Fortunately for the Jewish People, most of us are not subject to the originalist choice of text over life. Unfortunately for the American People, an originalist court majority is now fully in charge of our lives, and we are increasingly suffering the consequences.
[i] Lawrence B. Solum, “Originalism Versus Living Constitutionalism: The Conceptual Structure of the Great Debate,” Northwestern University Law Review 113:6 (April, 2019), p. 1252, n. 9.
[ii] https://fedsoc.org/commentary/publications/the-great-debate-justice-william-j-brennan-jr-october-12-1985.
[iii] Sh’elot Ut’shuvot Harama (Jerusalem: 1990), #125, p. 488-495.
Yes, yes, agree so much. I think of RBG and the changes she made. I note that Thomas left out the court case where blacks and white people could not marry. It is different when it affects him. So glad to see you writing again.
As always your post is clarifying and illuminating. Given that both “originalism” and “living constitutionalism” are intellectual strands inside of our tradition and given both are enduring psychological responses to change the question of which wins out in particular moments, how, and why becomes critically important. Obviously, beyond how to interpret a text, these two approaches reflect very different world views and understandings of human individual and social development. My sense is when they are polarized as zero sum perspectives as they are today there are only two ways out. One is a fight to the “death” which becomes about organizing and power and defeating the other. The second is for the “living constitutionalism” side to locate the partial truths – however partial – of the “originalism that are generating its resonance for people and address/integrate those partial truths into an even more integrative societal living position…

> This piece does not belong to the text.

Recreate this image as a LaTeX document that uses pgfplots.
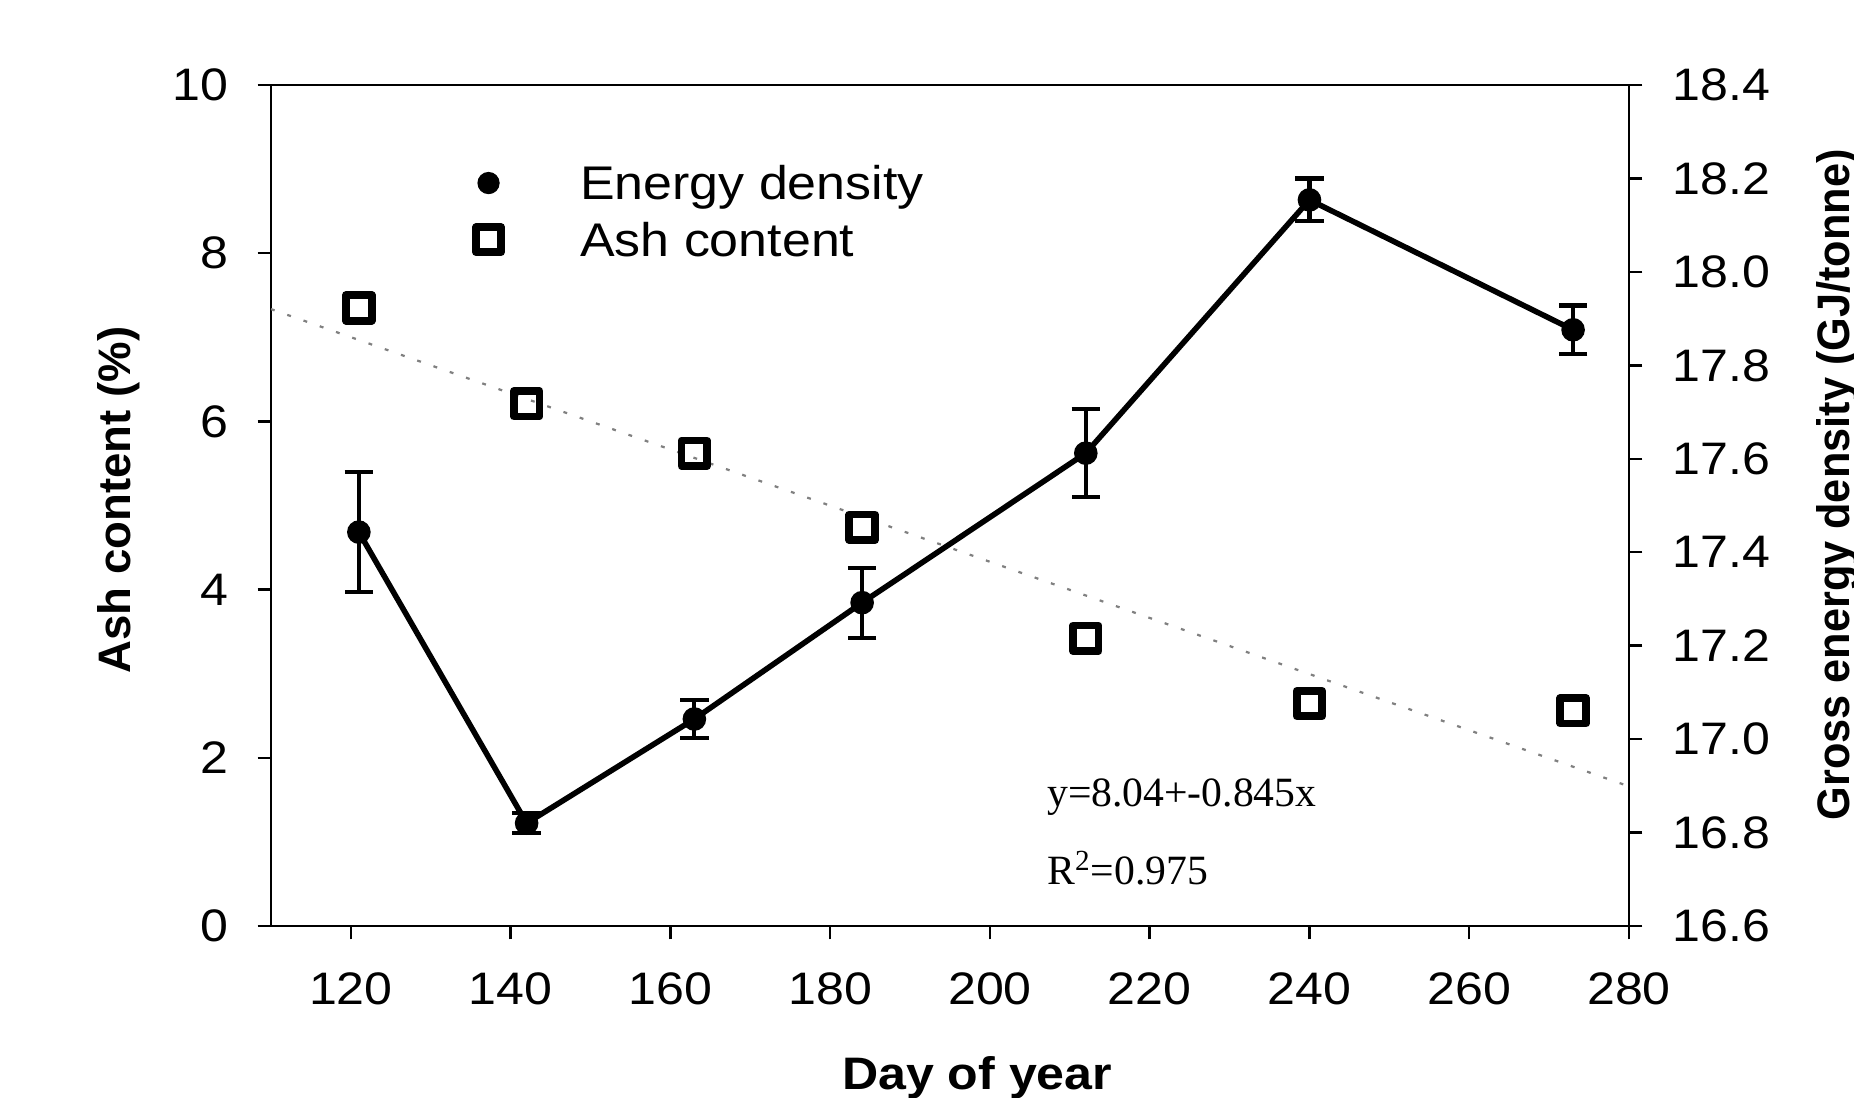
\documentclass[border=0pt]{standalone}
\usepackage{pgfplots}
\pgfplotsset{compat=1.18}
\usepackage{fontspec}
\setmainfont{Liberation Sans}
\newfontfamily\widesans[FakeStretch=1.1]{Liberation Sans}
\newfontfamily\narrowsans[FakeStretch=0.95]{Liberation Sans}
\newfontfamily\timesfont{Liberation Serif}

\pgfplotsset{mylegimg/.style={legend image code/.code={\path (-6pt,0pt) (6pt,0pt); \draw[##1] plot coordinates {(0pt,0pt)};}}}

\pgfplotstableread{
x y e
121 17.443 0.128
142 16.820 0.021
163 17.043 0.041
184 17.292 0.075
212 17.612 0.094
240 18.154 0.046
273 17.876 0.052
}\energy

\pgfplotstableread{
x y
121 7.35
142 6.21
163 5.62
184 4.74
212 3.42
240 2.645
273 2.56
}\ash

\begin{document}
\begin{tikzpicture}
\begin{axis}[
  at={(0,0)}, anchor=south west,
  scale only axis, width=488.88pt, height=302.76pt,
  xmin=110, xmax=280, ymin=0, ymax=10,
  xtick={120,140,...,280}, ytick={0,2,...,10},
  tick align=outside, xtick pos=bottom, ytick pos=left,
  major tick length=4.8pt,
  axis line style={line width=0.9pt},
  every tick/.append style={black, line width=0.9pt},
  tick label style={font=\widesans\fontsize{16.4}{19}\selectfont, inner sep=0pt},
  /pgf/number format/assume math mode=true,
  xticklabel shift=11.8pt, yticklabel shift=10.3pt,
  xlabel={Day of year}, ylabel={Ash content (\%)},
  xlabel style={font=\widesans\bfseries\fontsize{16.4}{19}\selectfont,
    at={(axis description cs:0.52,-0.181)}, anchor=center},
  ylabel style={font=\bfseries\fontsize{16.4}{19}\selectfont,
    at={(axis description cs:-0.1038,0.5065)}, anchor=base},
  legend style={at={(axis description cs:0.14752,0.9171)}, anchor=north west,
    draw=none, fill=none, inner sep=0pt, outer sep=0pt,
    font=\widesans\fontsize{17}{19}\selectfont, row sep=0pt,
    nodes={inner sep=0pt, text height=16.2pt, text depth=4.2pt},
    /tikz/every odd column/.append style={column sep=26.76pt}},
  legend cell align=left,
]
\addlegendimage{only marks, mark=*, mark size=3.8pt, black, mylegimg}
\addlegendentry{Energy density}
\addlegendimage{only marks, mark=square, mark size=4.5pt, mark options={line width=2.8pt, line join=round}, black, mylegimg}
\addlegendentry{Ash content}

\addplot[forget plot, only marks, mark=square, mark size=4.6pt, black,
  mark options={line width=2.8pt, line join=round}] table[x=x, y=y] {\ash};
\addplot[forget plot, gray, line width=0.8pt, dash pattern=on 1.4pt off 4.8pt]
  coordinates {(110,7.335) (280,1.66)};

\node[anchor=base west, font=\timesfont\fontsize{15}{18}\selectfont, inner sep=0pt]
  at (axis cs:207.1,1.415) {y=8.04+-0.845x};
\node[anchor=base west, font=\timesfont\fontsize{15}{18}\selectfont, inner sep=0pt]
  at (axis cs:207.1,0.4875) {R\textsuperscript{2}=0.975};
\end{axis}

\begin{axis}[
  at={(0,0)}, anchor=south west,
  scale only axis, width=488.88pt, height=302.76pt,
  xmin=110, xmax=280, ymin=16.6, ymax=18.4,
  axis x line=none, axis y line*=right,
  ytick={16.6,16.8,17.0,17.2,17.4,17.6,17.8,18.0,18.2,18.4},
  yticklabel style={/pgf/number format/.cd, fixed, fixed zerofill, precision=1},
  tick align=outside, major tick length=4.8pt,
  axis line style={line width=0.9pt},
  every tick/.append style={black, line width=0.9pt},
  tick label style={font=\widesans\fontsize{16.4}{19}\selectfont, inner sep=0pt},
  /pgf/number format/assume math mode=true,
  yticklabel shift=10.7pt,
  ylabel={Gross energy density (GJ/tonne)},
  ylabel style={font=\narrowsans\bfseries\fontsize{16.4}{19}\selectfont,
    at={(axis description cs:1.162,0.5244)}, anchor=base},
]
\addplot[black, line width=2pt, mark=*, mark size=4pt,
  mark options={line width=0.5pt},
  error bars/.cd, y dir=both, y explicit,
  error bar style={line width=1.5pt},
  error mark options={rotate=90, mark size=5.1pt, line width=1.5pt}]
  table[x=x, y=y, y error=e] {\energy};
\end{axis}

\pgfresetboundingbox
\path[use as bounding box] (-97.56pt,-61.92pt) rectangle (569.88pt,333.36pt);
\end{tikzpicture}
\end{document}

As always, Irwin, you are insightful and a peacemaker across intellectual/moral gulfs. It is good to hear from you. Yes, we do need that sort of detente. The seriously thoughtful Living Constitution people do not just dismiss the actual words of texts: it’s about a living constitution, but that means it is as much about a constitution as it is about living. I don’t know for sure, but I think it is harder for originalists to find common ground. The real divide, however (I am pretty sure) goes beyond the philosophical argument. People identify with one side or the other because of the communities that each one represents and the worldview that they think each one presupposes. True conservatives want to conserve; they are not just intellectually, but also viscerally, drawn to the position of circling the wagons and protecting old truths and old ways of life. Living constitutionalists are by nature liberal; both intellectually and viscerally, they think they see a better world that demands change beyond the status quo. In both cases, intellectual tendencies (governed in part, I believe, by DNA, actually) get nurtured by environment. There is plenty of evidence that Catholics began turning conservative even before Roe, but then were urged to take a strong stance on Roe by the Catholic bishops who were trying to conserve the old Catholic religious-ethnic communities. Similarly, Jews: Jews became more and more liberal in response to the conservative mood of the country, and then were urged on by rabbis who wanted to defend the liberalism that gave Jews such freedom. I do not make light of the deep and deeply felt moral stance of the two communities. But I do understand it as a function of both personal and sociological forces. It is those forces that are driving us ever further apart.